The clerk was hearing something I was not tuned into, literally music coming from above, almost drowned in the din of daily commerce. You can take this as metaphorically as you like. He drew my attention to it. The sense I had was that by listening to the music he had found something to stay connected with himself in an environment that could easily degrade human beings and our experience of life. And he wanted to share it with me.
Seriously, I used to teach in a corrections facility — an actual jail — and there were fewer security cameras in there than what I saw in the store when I rang up my vegetables. But the point is, suddenly the grisly backdrop of the commercial enterprise surrounding us with all its electronic tethers, bars and chains took a step back, and for a minute or so this person and I could be human together.
And what was he drawing my attention to? A song. And as it turns out it’s a song about love, which in this person’s mind was associated with the movie Slapshot. From what I read and the clips I found online, this is a kind of a strange old movie about a failing hockey franchise that was revived by satisfying the bloodlust of its fan base with a lot of violence on the ice. So there’s definitely a surreal quality to the whole thing.
Then again, there was also a definite surreal quality to the experience this person and I were having at the self-checkout lanes. So in a way it all makes sense. As a culture, we’re kinda bonkers. And we have been for a while. But the important thing, the place where it’s not “surreal” but just plain ol’ real, was the human interaction that felt good in the moment and evolved into something even more meaningful on reflection.
That was the offering, and, like the idea shared a few weeks back in my posting here, “100,000 Shrines,” it was created entirely with elements already at hand.
And I must say, the sales clerk chose well among all the shoppers thronging about us. Not everyone might have been open to share such a moment. Maybe he cued into the simple fact that I was probably old enough to have been alive at the time the movie first came out, or maybe it was just something subtler than that. Point is, he found someone receptive to his sharing.
And yes, it was just a moment, that’s true. But that’s really all we get here on earth: a series of moments. Best to make the most of them, I figure. Best to make them count.

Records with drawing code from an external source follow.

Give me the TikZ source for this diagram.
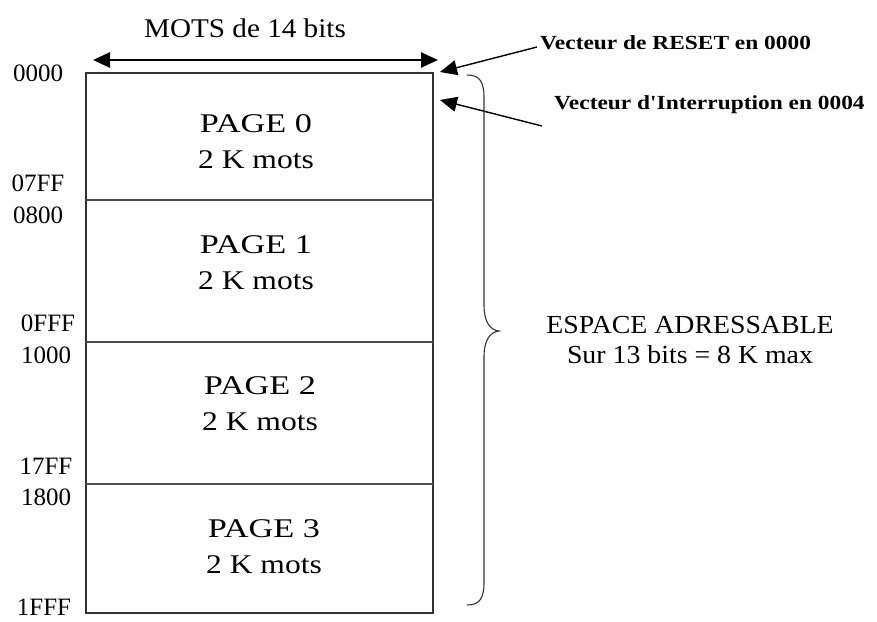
\documentclass[tikz,border=0pt]{standalone}
\usepackage{fontspec}
\setmainfont{Liberation Serif}
\usetikzlibrary{arrows.meta}
\newcommand{\stretchtxt}[2]{\scalebox{#1}[1]{#2}}
\begin{document}
\begin{tikzpicture}[x=1pt,y=-1pt,
  frame/.style={draw=black!80,line width=1.3pt},
  sep/.style={draw=black!70,line width=1.1pt},
  pagetxt/.style={align=center,font=\fontsize{27}{36}\selectfont,inner sep=0pt},
  addr/.style={font=\fontsize{25}{30}\selectfont,inner sep=0pt},
  note/.style={font=\fontsize{20}{22}\selectfont\bfseries,inner sep=0pt},
  bigtip/.style={-{Triangle[length=17pt,width=15pt]}},
]
\useasboundingbox (0,0) rectangle (877,621);
\clip (0,0) rectangle (877,621);

% memory block
\coordinate (tl) at (86,73);
\coordinate (br) at (433,613);
\draw[frame] (tl) rectangle (br);
\draw[sep] (86,200) -- (433,200);
\draw[sep] (86,342) -- (433,342);
\draw[sep] (86,484) -- (433,484);

\node[pagetxt] (p0) at (256,142) {\stretchtxt{1.27}{PAGE 0}\\\stretchtxt{1.17}{2 K mots}};
\node[pagetxt] (p1) at (256,263) {\stretchtxt{1.27}{PAGE 1}\\\stretchtxt{1.17}{2 K mots}};
\node[pagetxt] (p2) at (260,404) {\stretchtxt{1.27}{PAGE 2}\\\stretchtxt{1.17}{2 K mots}};
\node[pagetxt] (p3) at (264,547) {\stretchtxt{1.27}{PAGE 3}\\\stretchtxt{1.17}{2 K mots}};

% addresses
\node[addr] (a0) at (38,73) {0000};
\node[addr] (a1) at (38,183) {07FF};
\node[addr] (a2) at (38,215) {0800};
\node[addr] (a3) at (48,323) {0FFF};
\node[addr] (a4) at (46,355) {1000};
\node[addr] (a5) at (46,466) {17FF};
\node[addr] (a6) at (46,497) {1800};
\node[addr] (a7) at (44,607) {1FFF};

% word width
\coordinate (wl) at (93,60);
\coordinate (wr) at (438,60);
\draw[line width=2.6pt,{Triangle[length=17pt,width=15pt]}-{Triangle[length=17pt,width=15pt]}] (wl) -- (wr);
\node[font=\fontsize{27}{30}\selectfont,inner sep=0pt] (mots) at (245,28) {\stretchtxt{1.08}{MOTS de 14 bits}};

% vectors
\node[note,anchor=west] (reset) at (540,43) {\stretchtxt{1.17}{Vecteur de RESET en 0000}};
\node[note,anchor=west] (irq) at (554,105) {\stretchtxt{1.17}{Vecteur d\textquotesingle Interruption en 0004}};
\coordinate (rst) at (440,72);
\coordinate (itp) at (440,100);
\draw[line width=1.4pt,bigtip] (reset.west) ++(-3,4) -- (rst);
\draw[line width=1.4pt,bigtip] (542,126) -- (itp);

% addressable space brace
\draw[line width=1.1pt,black!80]
  (467,75) .. controls (480,75) and (484,82) .. (484,98)
  -- (484,305) .. controls (484,322) and (490,330) .. (499,331)
  .. controls (490,332) and (484,340) .. (484,357)
  -- (484,582) .. controls (484,598) and (480,605) .. (467,605);
\node[align=center,font=\fontsize{26}{30}\selectfont,inner sep=0pt] (esp) at (690,340)
  {\stretchtxt{1.07}{ESPACE ADRESSABLE}\\\stretchtxt{1.07}{Sur 13 bits = 8 K max}};
\end{tikzpicture}
\end{document}
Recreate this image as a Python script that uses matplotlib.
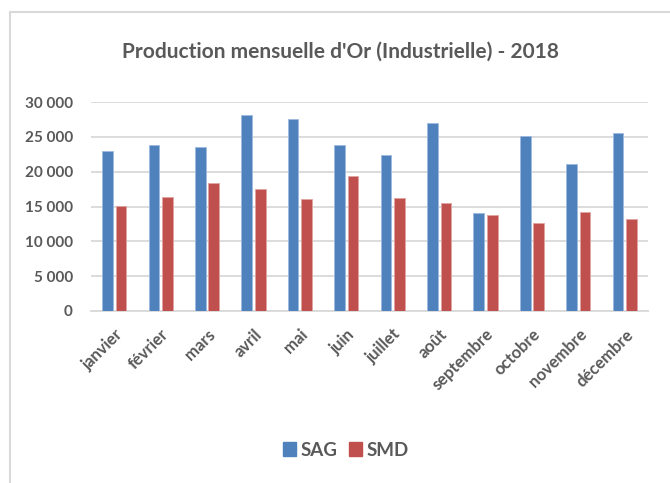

It may take a,while, but eventually, people find ways to break free from the chains, whatever they maybe. We're not wired to be slaves.
I had something similar a few years ago. I was humming a tune from Sade’ Smooth Operator to get me out of a funk. I stopped at a booth where a couple guys were in rayon broccoli at Eastern Market while singing the words to Sade’s son. Soon the whole market appeared to be singing.